Direction: Keep the pictures out of the copy and repeat the records exactly.

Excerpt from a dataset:

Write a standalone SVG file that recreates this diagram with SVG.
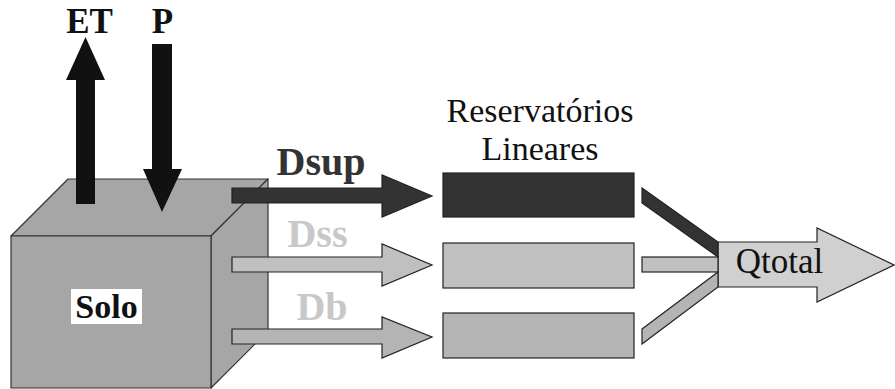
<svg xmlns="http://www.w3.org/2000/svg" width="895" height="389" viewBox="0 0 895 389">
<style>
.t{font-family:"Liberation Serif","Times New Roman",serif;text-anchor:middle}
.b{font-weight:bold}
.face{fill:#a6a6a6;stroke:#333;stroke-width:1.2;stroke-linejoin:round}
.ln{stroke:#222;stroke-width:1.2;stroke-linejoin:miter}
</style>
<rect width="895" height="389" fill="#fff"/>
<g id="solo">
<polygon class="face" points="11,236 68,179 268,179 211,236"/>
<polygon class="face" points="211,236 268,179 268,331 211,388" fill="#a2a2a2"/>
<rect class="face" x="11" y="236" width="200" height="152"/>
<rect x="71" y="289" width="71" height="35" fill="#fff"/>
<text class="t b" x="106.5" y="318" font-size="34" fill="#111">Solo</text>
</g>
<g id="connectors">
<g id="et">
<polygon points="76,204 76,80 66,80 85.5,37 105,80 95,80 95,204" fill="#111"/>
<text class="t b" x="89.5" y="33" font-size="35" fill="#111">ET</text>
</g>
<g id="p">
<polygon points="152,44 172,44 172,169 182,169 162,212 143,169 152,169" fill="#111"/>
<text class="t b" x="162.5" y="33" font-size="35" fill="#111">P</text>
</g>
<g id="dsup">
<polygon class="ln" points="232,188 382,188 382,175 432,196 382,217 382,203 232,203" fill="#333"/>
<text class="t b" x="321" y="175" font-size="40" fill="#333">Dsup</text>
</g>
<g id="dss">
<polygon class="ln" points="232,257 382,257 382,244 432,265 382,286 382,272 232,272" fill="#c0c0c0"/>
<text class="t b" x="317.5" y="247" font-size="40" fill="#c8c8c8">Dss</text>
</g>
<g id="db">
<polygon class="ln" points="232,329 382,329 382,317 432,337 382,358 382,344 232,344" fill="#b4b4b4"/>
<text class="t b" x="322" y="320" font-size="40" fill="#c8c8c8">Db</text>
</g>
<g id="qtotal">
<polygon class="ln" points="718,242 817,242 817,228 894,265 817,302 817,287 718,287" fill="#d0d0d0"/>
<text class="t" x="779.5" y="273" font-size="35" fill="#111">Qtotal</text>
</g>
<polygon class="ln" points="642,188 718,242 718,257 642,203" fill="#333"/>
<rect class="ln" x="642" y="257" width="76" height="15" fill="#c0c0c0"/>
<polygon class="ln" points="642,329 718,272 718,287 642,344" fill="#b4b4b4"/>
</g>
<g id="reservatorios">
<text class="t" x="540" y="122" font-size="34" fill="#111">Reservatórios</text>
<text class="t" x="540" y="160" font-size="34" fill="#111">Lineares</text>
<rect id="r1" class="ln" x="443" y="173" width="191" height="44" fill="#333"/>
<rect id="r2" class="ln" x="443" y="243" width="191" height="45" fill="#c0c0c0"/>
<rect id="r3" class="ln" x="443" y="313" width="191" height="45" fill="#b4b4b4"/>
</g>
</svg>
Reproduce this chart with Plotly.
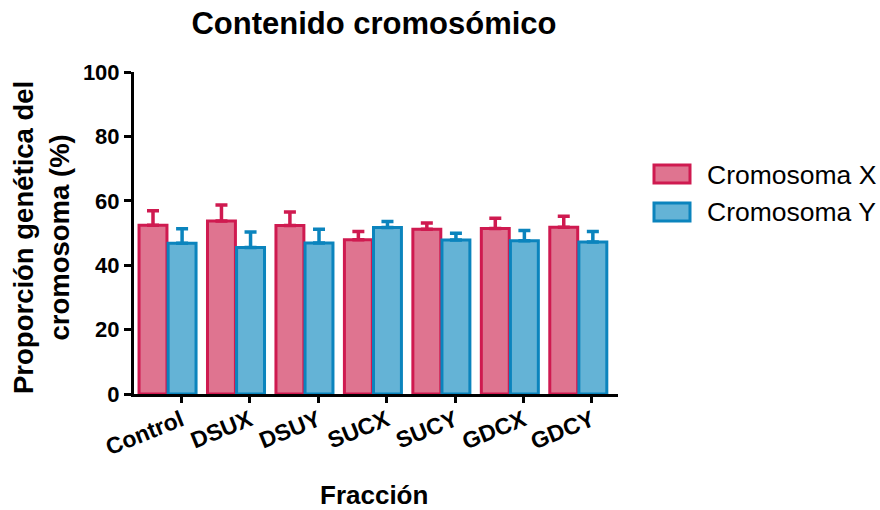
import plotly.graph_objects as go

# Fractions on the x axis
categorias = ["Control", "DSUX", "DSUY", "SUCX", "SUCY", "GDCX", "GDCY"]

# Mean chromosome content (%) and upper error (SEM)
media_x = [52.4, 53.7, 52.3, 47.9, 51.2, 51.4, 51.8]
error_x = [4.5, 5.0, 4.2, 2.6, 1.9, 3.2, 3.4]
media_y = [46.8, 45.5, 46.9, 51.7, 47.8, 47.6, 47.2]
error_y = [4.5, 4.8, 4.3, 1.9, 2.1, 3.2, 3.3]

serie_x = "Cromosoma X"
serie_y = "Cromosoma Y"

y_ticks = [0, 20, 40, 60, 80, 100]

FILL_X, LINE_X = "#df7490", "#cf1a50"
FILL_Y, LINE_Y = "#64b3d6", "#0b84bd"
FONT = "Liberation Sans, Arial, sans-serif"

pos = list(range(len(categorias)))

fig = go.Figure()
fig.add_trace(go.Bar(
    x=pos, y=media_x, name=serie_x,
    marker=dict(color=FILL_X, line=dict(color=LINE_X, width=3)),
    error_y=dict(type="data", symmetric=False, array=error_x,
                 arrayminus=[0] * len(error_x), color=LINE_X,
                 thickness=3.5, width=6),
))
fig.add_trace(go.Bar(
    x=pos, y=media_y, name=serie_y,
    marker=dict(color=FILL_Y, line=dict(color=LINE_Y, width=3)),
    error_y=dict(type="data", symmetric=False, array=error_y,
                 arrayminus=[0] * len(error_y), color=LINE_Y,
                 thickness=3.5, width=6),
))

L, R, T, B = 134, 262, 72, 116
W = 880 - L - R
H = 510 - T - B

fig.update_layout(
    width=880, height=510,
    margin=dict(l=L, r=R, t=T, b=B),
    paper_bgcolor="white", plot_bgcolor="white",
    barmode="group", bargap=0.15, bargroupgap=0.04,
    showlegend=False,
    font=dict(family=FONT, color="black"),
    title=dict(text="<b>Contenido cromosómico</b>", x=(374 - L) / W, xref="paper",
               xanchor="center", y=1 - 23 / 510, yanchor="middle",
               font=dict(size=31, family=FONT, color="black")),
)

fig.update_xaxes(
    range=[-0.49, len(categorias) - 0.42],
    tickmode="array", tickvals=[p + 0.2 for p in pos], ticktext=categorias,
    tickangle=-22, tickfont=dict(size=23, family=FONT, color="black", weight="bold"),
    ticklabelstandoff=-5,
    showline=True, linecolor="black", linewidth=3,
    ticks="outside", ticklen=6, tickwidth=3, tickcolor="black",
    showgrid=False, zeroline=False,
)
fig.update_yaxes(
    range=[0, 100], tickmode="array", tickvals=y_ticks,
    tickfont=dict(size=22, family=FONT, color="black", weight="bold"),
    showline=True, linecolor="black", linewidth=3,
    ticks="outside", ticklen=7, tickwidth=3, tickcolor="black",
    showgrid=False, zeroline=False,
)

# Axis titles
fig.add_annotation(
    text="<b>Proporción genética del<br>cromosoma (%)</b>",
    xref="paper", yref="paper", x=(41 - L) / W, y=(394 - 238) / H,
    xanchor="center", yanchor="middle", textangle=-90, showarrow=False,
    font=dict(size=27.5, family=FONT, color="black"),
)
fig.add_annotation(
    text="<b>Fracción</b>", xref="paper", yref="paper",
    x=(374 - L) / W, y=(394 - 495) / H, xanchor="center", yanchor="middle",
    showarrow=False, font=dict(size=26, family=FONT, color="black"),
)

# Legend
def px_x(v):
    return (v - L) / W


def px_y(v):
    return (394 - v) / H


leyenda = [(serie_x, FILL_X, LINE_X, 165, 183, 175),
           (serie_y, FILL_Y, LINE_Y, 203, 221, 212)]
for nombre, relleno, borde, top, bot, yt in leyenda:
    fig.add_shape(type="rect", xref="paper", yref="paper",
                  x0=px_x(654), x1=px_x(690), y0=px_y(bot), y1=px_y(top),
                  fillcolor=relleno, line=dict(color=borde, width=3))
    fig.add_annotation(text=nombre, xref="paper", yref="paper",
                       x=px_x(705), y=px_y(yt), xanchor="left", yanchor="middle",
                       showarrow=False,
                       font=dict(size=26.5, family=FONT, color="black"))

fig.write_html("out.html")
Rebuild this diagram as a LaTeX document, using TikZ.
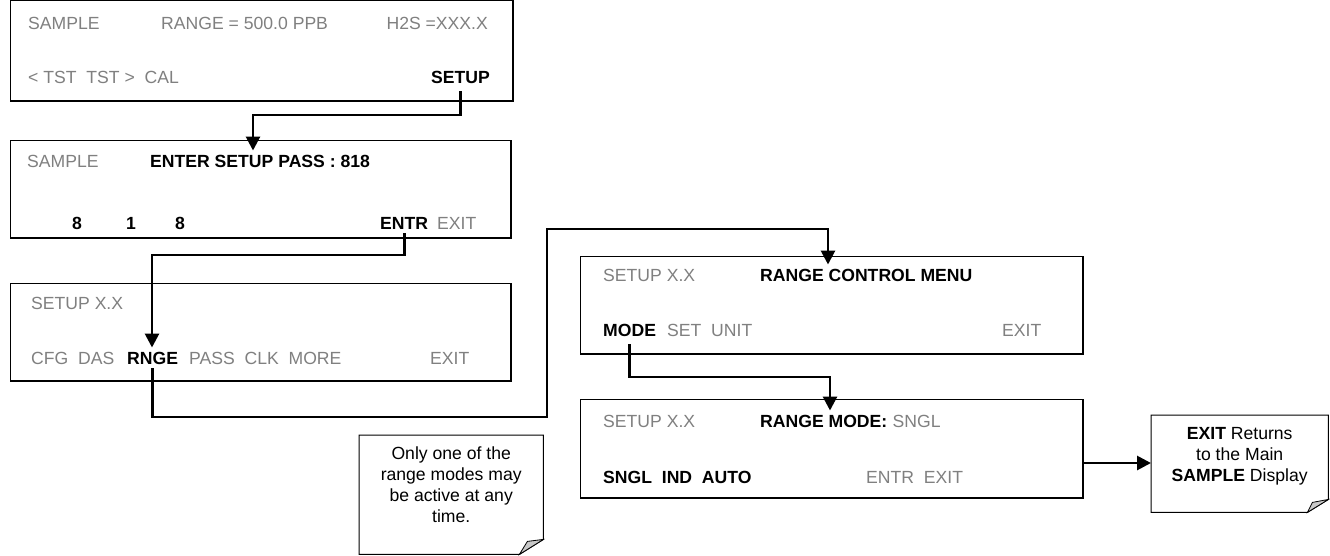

Response to this exercise:
Write a standalone SVG file that recreates this diagram with SVG.
<svg xmlns="http://www.w3.org/2000/svg" width="895" height="389" viewBox="0 0 895 389">
<style>
.t{font-family:"Liberation Serif","Times New Roman",serif;text-anchor:middle}
.b{font-weight:bold}
.face{fill:#a6a6a6;stroke:#333;stroke-width:1.2;stroke-linejoin:round}
.ln{stroke:#222;stroke-width:1.2;stroke-linejoin:miter}
</style>
<rect width="895" height="389" fill="#fff"/>
<g id="solo">
<polygon class="face" points="11,236 68,179 268,179 211,236"/>
<polygon class="face" points="211,236 268,179 268,331 211,388" fill="#a2a2a2"/>
<rect class="face" x="11" y="236" width="200" height="152"/>
<rect x="71" y="289" width="71" height="35" fill="#fff"/>
<text class="t b" x="106.5" y="318" font-size="34" fill="#111">Solo</text>
</g>
<g id="connectors">
<g id="et">
<polygon points="76,204 76,80 66,80 85.5,37 105,80 95,80 95,204" fill="#111"/>
<text class="t b" x="89.5" y="33" font-size="35" fill="#111">ET</text>
</g>
<g id="p">
<polygon points="152,44 172,44 172,169 182,169 162,212 143,169 152,169" fill="#111"/>
<text class="t b" x="162.5" y="33" font-size="35" fill="#111">P</text>
</g>
<g id="dsup">
<polygon class="ln" points="232,188 382,188 382,175 432,196 382,217 382,203 232,203" fill="#333"/>
<text class="t b" x="321" y="175" font-size="40" fill="#333">Dsup</text>
</g>
<g id="dss">
<polygon class="ln" points="232,257 382,257 382,244 432,265 382,286 382,272 232,272" fill="#c0c0c0"/>
<text class="t b" x="317.5" y="247" font-size="40" fill="#c8c8c8">Dss</text>
</g>
<g id="db">
<polygon class="ln" points="232,329 382,329 382,317 432,337 382,358 382,344 232,344" fill="#b4b4b4"/>
<text class="t b" x="322" y="320" font-size="40" fill="#c8c8c8">Db</text>
</g>
<g id="qtotal">
<polygon class="ln" points="718,242 817,242 817,228 894,265 817,302 817,287 718,287" fill="#d0d0d0"/>
<text class="t" x="779.5" y="273" font-size="35" fill="#111">Qtotal</text>
</g>
<polygon class="ln" points="642,188 718,242 718,257 642,203" fill="#333"/>
<rect class="ln" x="642" y="257" width="76" height="15" fill="#c0c0c0"/>
<polygon class="ln" points="642,329 718,272 718,287 642,344" fill="#b4b4b4"/>
</g>
<g id="reservatorios">
<text class="t" x="540" y="122" font-size="34" fill="#111">Reservatórios</text>
<text class="t" x="540" y="160" font-size="34" fill="#111">Lineares</text>
<rect id="r1" class="ln" x="443" y="173" width="191" height="44" fill="#333"/>
<rect id="r2" class="ln" x="443" y="243" width="191" height="45" fill="#c0c0c0"/>
<rect id="r3" class="ln" x="443" y="313" width="191" height="45" fill="#b4b4b4"/>
</g>
</svg>
Reproduce this chart with Plotly.
import plotly.graph_objects as go

# Fractions on the x axis
categorias = ["Control", "DSUX", "DSUY", "SUCX", "SUCY", "GDCX", "GDCY"]

# Mean chromosome content (%) and upper error (SEM)
media_x = [52.4, 53.7, 52.3, 47.9, 51.2, 51.4, 51.8]
error_x = [4.5, 5.0, 4.2, 2.6, 1.9, 3.2, 3.4]
media_y = [46.8, 45.5, 46.9, 51.7, 47.8, 47.6, 47.2]
error_y = [4.5, 4.8, 4.3, 1.9, 2.1, 3.2, 3.3]

serie_x = "Cromosoma X"
serie_y = "Cromosoma Y"

y_ticks = [0, 20, 40, 60, 80, 100]

FILL_X, LINE_X = "#df7490", "#cf1a50"
FILL_Y, LINE_Y = "#64b3d6", "#0b84bd"
FONT = "Liberation Sans, Arial, sans-serif"

pos = list(range(len(categorias)))

fig = go.Figure()
fig.add_trace(go.Bar(
    x=pos, y=media_x, name=serie_x,
    marker=dict(color=FILL_X, line=dict(color=LINE_X, width=3)),
    error_y=dict(type="data", symmetric=False, array=error_x,
                 arrayminus=[0] * len(error_x), color=LINE_X,
                 thickness=3.5, width=6),
))
fig.add_trace(go.Bar(
    x=pos, y=media_y, name=serie_y,
    marker=dict(color=FILL_Y, line=dict(color=LINE_Y, width=3)),
    error_y=dict(type="data", symmetric=False, array=error_y,
                 arrayminus=[0] * len(error_y), color=LINE_Y,
                 thickness=3.5, width=6),
))

L, R, T, B = 134, 262, 72, 116
W = 880 - L - R
H = 510 - T - B

fig.update_layout(
    width=880, height=510,
    margin=dict(l=L, r=R, t=T, b=B),
    paper_bgcolor="white", plot_bgcolor="white",
    barmode="group", bargap=0.15, bargroupgap=0.04,
    showlegend=False,
    font=dict(family=FONT, color="black"),
    title=dict(text="<b>Contenido cromosómico</b>", x=(374 - L) / W, xref="paper",
               xanchor="center", y=1 - 23 / 510, yanchor="middle",
               font=dict(size=31, family=FONT, color="black")),
)

fig.update_xaxes(
    range=[-0.49, len(categorias) - 0.42],
    tickmode="array", tickvals=[p + 0.2 for p in pos], ticktext=categorias,
    tickangle=-22, tickfont=dict(size=23, family=FONT, color="black", weight="bold"),
    ticklabelstandoff=-5,
    showline=True, linecolor="black", linewidth=3,
    ticks="outside", ticklen=6, tickwidth=3, tickcolor="black",
    showgrid=False, zeroline=False,
)
fig.update_yaxes(
    range=[0, 100], tickmode="array", tickvals=y_ticks,
    tickfont=dict(size=22, family=FONT, color="black", weight="bold"),
    showline=True, linecolor="black", linewidth=3,
    ticks="outside", ticklen=7, tickwidth=3, tickcolor="black",
    showgrid=False, zeroline=False,
)

# Axis titles
fig.add_annotation(
    text="<b>Proporción genética del<br>cromosoma (%)</b>",
    xref="paper", yref="paper", x=(41 - L) / W, y=(394 - 238) / H,
    xanchor="center", yanchor="middle", textangle=-90, showarrow=False,
    font=dict(size=27.5, family=FONT, color="black"),
)
fig.add_annotation(
    text="<b>Fracción</b>", xref="paper", yref="paper",
    x=(374 - L) / W, y=(394 - 495) / H, xanchor="center", yanchor="middle",
    showarrow=False, font=dict(size=26, family=FONT, color="black"),
)

# Legend
def px_x(v):
    return (v - L) / W


def px_y(v):
    return (394 - v) / H


leyenda = [(serie_x, FILL_X, LINE_X, 165, 183, 175),
           (serie_y, FILL_Y, LINE_Y, 203, 221, 212)]
for nombre, relleno, borde, top, bot, yt in leyenda:
    fig.add_shape(type="rect", xref="paper", yref="paper",
                  x0=px_x(654), x1=px_x(690), y0=px_y(bot), y1=px_y(top),
                  fillcolor=relleno, line=dict(color=borde, width=3))
    fig.add_annotation(text=nombre, xref="paper", yref="paper",
                       x=px_x(705), y=px_y(yt), xanchor="left", yanchor="middle",
                       showarrow=False,
                       font=dict(size=26.5, family=FONT, color="black"))

fig.write_html("out.html")
Rebuild this diagram as a LaTeX document, using TikZ.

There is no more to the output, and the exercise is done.